══ Materials provided
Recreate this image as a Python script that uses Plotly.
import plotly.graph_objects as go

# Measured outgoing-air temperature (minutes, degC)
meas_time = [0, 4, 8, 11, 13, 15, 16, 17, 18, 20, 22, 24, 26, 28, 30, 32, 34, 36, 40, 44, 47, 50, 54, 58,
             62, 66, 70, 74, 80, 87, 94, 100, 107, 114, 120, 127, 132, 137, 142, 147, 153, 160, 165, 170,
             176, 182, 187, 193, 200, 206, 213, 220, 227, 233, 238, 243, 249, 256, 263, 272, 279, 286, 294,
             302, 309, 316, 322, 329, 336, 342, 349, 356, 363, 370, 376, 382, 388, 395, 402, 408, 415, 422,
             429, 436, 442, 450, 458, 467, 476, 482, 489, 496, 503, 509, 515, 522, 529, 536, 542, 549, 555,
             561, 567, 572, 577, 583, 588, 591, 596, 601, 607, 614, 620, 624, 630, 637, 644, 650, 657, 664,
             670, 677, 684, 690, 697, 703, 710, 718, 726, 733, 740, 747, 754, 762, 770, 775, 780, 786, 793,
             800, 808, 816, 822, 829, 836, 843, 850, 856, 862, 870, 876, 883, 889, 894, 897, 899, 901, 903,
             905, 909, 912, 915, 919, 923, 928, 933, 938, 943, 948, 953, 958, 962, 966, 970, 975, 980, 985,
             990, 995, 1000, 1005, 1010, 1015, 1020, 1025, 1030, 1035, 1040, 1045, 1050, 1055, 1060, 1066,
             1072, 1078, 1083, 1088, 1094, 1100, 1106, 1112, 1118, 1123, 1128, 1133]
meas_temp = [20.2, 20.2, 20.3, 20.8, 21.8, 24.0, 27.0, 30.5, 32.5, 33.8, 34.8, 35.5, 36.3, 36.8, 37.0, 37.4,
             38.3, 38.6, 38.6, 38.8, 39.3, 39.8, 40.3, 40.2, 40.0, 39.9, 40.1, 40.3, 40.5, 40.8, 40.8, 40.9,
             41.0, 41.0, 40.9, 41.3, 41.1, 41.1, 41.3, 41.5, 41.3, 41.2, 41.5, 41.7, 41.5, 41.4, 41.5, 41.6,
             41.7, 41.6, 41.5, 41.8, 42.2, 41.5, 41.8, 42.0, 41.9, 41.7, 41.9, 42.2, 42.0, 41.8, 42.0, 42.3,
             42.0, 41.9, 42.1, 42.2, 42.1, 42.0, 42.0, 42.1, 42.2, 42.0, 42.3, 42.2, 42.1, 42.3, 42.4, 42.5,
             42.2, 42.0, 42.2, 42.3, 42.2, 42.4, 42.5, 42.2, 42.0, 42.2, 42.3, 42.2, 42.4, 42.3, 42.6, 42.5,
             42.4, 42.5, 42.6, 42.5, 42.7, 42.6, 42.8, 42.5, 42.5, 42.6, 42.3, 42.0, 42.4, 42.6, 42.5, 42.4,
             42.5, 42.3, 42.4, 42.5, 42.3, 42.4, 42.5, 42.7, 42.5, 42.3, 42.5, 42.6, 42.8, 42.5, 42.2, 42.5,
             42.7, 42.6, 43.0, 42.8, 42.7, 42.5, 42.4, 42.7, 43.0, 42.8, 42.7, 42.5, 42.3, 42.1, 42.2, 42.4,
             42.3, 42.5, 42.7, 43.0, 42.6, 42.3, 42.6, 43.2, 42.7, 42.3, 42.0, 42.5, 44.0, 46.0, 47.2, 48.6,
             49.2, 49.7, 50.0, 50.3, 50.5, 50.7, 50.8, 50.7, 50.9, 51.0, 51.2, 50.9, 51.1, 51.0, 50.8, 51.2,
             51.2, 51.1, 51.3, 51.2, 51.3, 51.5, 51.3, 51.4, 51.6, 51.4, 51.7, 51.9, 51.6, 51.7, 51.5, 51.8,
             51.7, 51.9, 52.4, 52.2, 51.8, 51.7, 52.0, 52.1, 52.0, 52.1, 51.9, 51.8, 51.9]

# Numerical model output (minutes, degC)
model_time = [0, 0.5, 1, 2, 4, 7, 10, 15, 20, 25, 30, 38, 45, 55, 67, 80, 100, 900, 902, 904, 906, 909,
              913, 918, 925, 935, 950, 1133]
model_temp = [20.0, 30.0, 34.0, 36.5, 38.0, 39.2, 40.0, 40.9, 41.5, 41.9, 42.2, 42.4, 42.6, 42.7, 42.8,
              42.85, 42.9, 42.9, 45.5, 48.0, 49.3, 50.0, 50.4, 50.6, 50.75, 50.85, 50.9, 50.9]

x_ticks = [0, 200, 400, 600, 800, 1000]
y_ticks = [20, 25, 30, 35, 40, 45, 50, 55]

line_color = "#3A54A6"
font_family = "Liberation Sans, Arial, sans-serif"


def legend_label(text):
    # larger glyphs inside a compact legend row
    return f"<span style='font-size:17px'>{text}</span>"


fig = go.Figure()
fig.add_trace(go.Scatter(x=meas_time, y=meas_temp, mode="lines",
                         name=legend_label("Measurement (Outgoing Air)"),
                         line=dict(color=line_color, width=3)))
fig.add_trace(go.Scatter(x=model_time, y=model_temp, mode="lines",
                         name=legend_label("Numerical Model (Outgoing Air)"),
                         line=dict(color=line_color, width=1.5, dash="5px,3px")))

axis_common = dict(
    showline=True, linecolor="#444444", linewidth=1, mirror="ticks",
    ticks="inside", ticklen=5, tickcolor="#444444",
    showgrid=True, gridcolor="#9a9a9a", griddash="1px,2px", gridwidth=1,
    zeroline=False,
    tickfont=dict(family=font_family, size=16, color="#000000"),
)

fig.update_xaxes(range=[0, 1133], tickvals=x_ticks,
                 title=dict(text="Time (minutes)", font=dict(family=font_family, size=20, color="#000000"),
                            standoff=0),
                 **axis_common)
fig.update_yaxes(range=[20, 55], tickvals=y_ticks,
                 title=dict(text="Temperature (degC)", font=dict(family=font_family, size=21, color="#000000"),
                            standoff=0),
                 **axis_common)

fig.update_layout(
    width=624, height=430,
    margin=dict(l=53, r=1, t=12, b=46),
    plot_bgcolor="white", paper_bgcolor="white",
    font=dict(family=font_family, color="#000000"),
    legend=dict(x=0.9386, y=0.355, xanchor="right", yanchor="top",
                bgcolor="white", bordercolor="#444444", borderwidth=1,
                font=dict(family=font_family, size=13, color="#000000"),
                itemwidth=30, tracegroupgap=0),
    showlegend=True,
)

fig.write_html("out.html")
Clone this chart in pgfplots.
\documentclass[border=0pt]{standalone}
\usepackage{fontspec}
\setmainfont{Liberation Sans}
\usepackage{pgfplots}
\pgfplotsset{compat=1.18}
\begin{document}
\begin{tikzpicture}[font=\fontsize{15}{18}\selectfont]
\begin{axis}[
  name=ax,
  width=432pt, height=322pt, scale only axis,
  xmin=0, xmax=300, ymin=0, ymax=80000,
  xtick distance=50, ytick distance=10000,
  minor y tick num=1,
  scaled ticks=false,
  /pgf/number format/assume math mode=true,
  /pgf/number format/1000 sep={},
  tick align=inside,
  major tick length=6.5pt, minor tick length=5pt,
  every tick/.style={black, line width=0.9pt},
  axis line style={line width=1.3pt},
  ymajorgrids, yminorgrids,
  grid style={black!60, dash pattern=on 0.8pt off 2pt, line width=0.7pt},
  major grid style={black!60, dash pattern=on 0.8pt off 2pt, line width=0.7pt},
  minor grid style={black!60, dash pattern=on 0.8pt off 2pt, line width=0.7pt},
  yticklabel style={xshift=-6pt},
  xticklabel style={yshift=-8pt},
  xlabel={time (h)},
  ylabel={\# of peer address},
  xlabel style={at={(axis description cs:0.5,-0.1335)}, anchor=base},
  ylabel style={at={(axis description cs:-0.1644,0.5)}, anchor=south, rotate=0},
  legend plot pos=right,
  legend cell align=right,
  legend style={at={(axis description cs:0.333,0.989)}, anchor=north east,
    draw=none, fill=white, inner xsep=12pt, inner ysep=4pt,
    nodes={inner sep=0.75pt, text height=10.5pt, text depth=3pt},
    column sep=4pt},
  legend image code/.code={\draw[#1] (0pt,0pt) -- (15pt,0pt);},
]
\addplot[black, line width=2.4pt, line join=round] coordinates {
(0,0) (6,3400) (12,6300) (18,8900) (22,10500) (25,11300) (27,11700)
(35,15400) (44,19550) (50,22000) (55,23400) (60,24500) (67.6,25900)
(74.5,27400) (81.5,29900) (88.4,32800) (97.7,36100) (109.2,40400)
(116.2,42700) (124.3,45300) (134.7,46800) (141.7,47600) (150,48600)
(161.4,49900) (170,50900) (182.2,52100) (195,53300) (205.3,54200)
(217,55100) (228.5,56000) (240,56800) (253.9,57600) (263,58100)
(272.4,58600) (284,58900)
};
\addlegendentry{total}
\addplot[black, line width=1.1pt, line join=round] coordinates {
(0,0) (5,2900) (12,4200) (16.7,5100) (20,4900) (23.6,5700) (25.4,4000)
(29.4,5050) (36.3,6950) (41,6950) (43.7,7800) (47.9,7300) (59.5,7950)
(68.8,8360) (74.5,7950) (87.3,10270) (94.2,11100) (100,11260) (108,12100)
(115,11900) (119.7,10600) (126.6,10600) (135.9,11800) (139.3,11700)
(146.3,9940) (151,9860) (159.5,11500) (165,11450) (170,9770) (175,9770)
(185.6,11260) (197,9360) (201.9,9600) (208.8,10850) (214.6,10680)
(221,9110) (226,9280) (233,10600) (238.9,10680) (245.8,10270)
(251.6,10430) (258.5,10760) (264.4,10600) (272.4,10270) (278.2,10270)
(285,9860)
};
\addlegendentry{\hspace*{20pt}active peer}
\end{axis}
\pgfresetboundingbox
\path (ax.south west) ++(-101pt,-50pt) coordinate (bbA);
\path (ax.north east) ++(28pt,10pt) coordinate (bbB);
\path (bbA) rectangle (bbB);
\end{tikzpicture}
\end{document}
════
Short exercise:
Set down exactly the lines that begin the records and continue through the line bearing "import plotly.graph_objects as go"; include both ends.

Output for this exercise:
Recreate this image as a Python script that uses Plotly.
import plotly.graph_objects as go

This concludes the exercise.